Suggestions appear as native Google Docs suggestions, which the doc owner can accept or reject with one click.
Open the doc. Comments sit in the margin like a colleague's review. Click "accept" to apply the rewrite, or reply to push back.
For agents that produce work for a person to do later (meeting action items, lead followups, reorder requests), the draft becomes a task assigned to the right person with all context attached.
The agent calls the task system's API (ClickUp create_task, Asana POST /tasks, Linear issueCreate) with the title, owner, due date, and a description that includes the source.
You can also use this pattern for CRM updates: the agent writes a "next action" field on a deal record rather than creating a separate task.
The task appears in your normal task list. You see it during your morning planning, do it, mark it done. No new place to check.
Match the destination to the kind of decision the agent is making and how often it happens. The single most common mistake is putting high-volume work in a Slack channel, where it drowns.
| Destination | Best for | Volume tolerance | Setup difficulty |
|---|---|---|---|
| Gmail / Outlook draft | Outbound emails: AR chasing, follow-ups, replies | Low to medium (under 50/day) | Easy |
| Helpdesk draft reply | Support tickets | High (built for it) | Medium |
| Slack channel + buttons | Alerts, single decisions, urgent stuff | Low (under 20/day or it gets noisy) | Easy |
| Approval queue (Airtable etc.) | High-volume routine decisions | High (hundreds/day) | Medium |
| Doc / Notion comment | Reviewing written content | Medium | Medium |
| Task / CRM field | Work that becomes someone's next action | High | Easy |
If you've never built one of these, here's the path of least resistance.
Create a channel called #agent-review. Have your first agent post drafts there with two buttons: approve and skip. That's it. You'll have it running in a day. When approve is tapped, the agent goes and does the thing (sends the email, creates the task, updates the record).
Live with this for two weeks.

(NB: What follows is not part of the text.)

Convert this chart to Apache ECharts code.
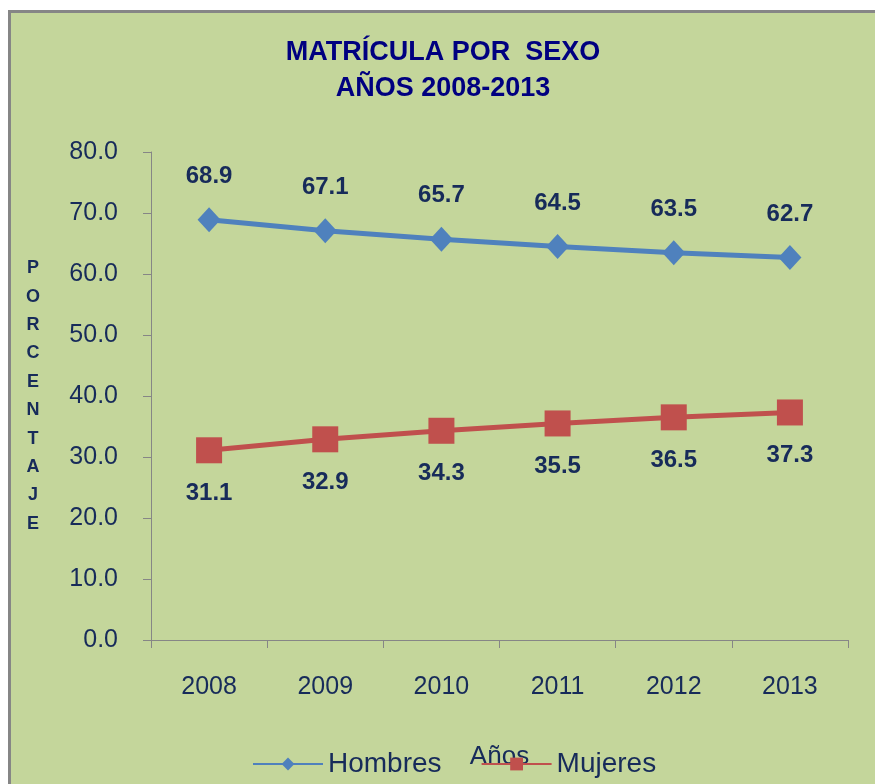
<!DOCTYPE html>
<html>
<head>
<meta charset="utf-8">
<script src="https://cdn.jsdelivr.net/npm/echarts@6/dist/echarts.min.js"></script>
<style>
  html, body { margin: 0; padding: 0; background: #ffffff; width: 875px; height: 784px; overflow: hidden; }
  #frame { position: absolute; left: 8px; top: 10px; width: 864px; height: 771px;
           border-left: 3px solid #868686; border-top: 3px solid #868686; background: #C4D69B; }
  #chart { width: 864px; height: 771px; }
</style>
</head>
<body>
<div id="frame"><div id="chart"></div></div>
<script>
const categories = ['2008', '2009', '2010', '2011', '2012', '2013'];
const hombres = [68.9, 67.1, 65.7, 64.5, 63.5, 62.7];
const mujeres = [31.1, 32.9, 34.3, 35.5, 36.5, 37.3];
const yTicks = { min: 0, max: 80, interval: 10 };

const navy = '#172B5A';
const font = 'Liberation Sans, Arial, sans-serif';

const chart = echarts.init(document.getElementById('chart'));
chart.setOption({
  backgroundColor: '#C4D69B',
  animation: false,
  textStyle: { fontFamily: font },
  title: {
    text: 'MATRÍCULA POR  SEXO\nAÑOS 2008-2013',
    left: 'center',
    top: 22,
    padding: 0,
    textStyle: { fontFamily: font, fontWeight: 'bold', fontSize: 27, color: '#000080', lineHeight: 36 }
  },
  legend: {
    data: ['Hombres', 'Mujeres'],
    left: 241,
    top: 737,
    itemWidth: 70,
    itemHeight: 16,
    itemGap: 39,
    padding: 0,
    textStyle: { fontFamily: font, fontSize: 28, color: navy, padding: [0, 0, 0, 0] }
  },
  grid: { left: 140, top: 139, right: 27, bottom: 144, containLabel: false },
  xAxis: {
    type: 'category',
    data: categories,
    boundaryGap: true,
    name: 'Años',
    nameLocation: 'middle',
    nameGap: 104,
    nameTextStyle: { fontFamily: font, fontSize: 26, color: navy },
    axisLine: { lineStyle: { color: '#868686', width: 1 } },
    axisTick: { show: true, length: 8, alignWithLabel: false, lineStyle: { color: '#868686' } },
    axisLabel: { fontFamily: font, fontSize: 25, color: navy, margin: 35 },
    splitLine: { show: false }
  },
  yAxis: {
    type: 'value',
    min: yTicks.min,
    max: yTicks.max,
    interval: yTicks.interval,
    name: 'P\nO\nR\nC\nE\nN\nT\nA\nJ\nE',
    nameLocation: 'middle',
    nameRotate: 0,
    nameGap: 118,
    nameTextStyle: { fontFamily: font, fontWeight: 'bold', fontSize: 18, color: navy, lineHeight: 28.4, align: 'center', verticalAlign: 'middle' },
    axisLine: { show: true, lineStyle: { color: '#868686', width: 1 } },
    axisTick: { show: true, length: 8, lineStyle: { color: '#868686' } },
    axisLabel: { fontFamily: font, fontSize: 25, color: navy, margin: 33, formatter: v => v.toFixed(1) },
    splitLine: { show: false }
  },
  series: [
    {
      name: 'Hombres',
      type: 'line',
      data: hombres,
      symbol: 'diamond',
      symbolSize: [23, 25],
      lineStyle: { color: '#4F81BD', width: 5 },
      itemStyle: { color: '#4F81BD' },
      label: { show: true, position: 'top', distance: 19, fontFamily: font, fontWeight: 'bold', fontSize: 24, color: navy, formatter: p => p.value.toFixed(1) }
    },
    {
      name: 'Mujeres',
      type: 'line',
      data: mujeres,
      symbol: 'rect',
      symbolSize: 26,
      lineStyle: { color: '#C0504D', width: 5 },
      itemStyle: { color: '#C0504D' },
      label: { show: true, position: 'bottom', distance: 18, fontFamily: font, fontWeight: 'bold', fontSize: 24, color: navy, formatter: p => p.value.toFixed(1) }
    }
  ]
});
</script>
</body>
</html>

You'll learn three things: which decisions you always approve (those can later be automatic), which the agent gets wrong (the prompt needs work), and how many items per day is the right volume.
Once you know the volume, pick a more permanent home: helpdesk for support, an approval queue for high-volume routine work, Gmail drafts for outbound emails. The Slack channel stays as the "anything new" home for any future agent's first month.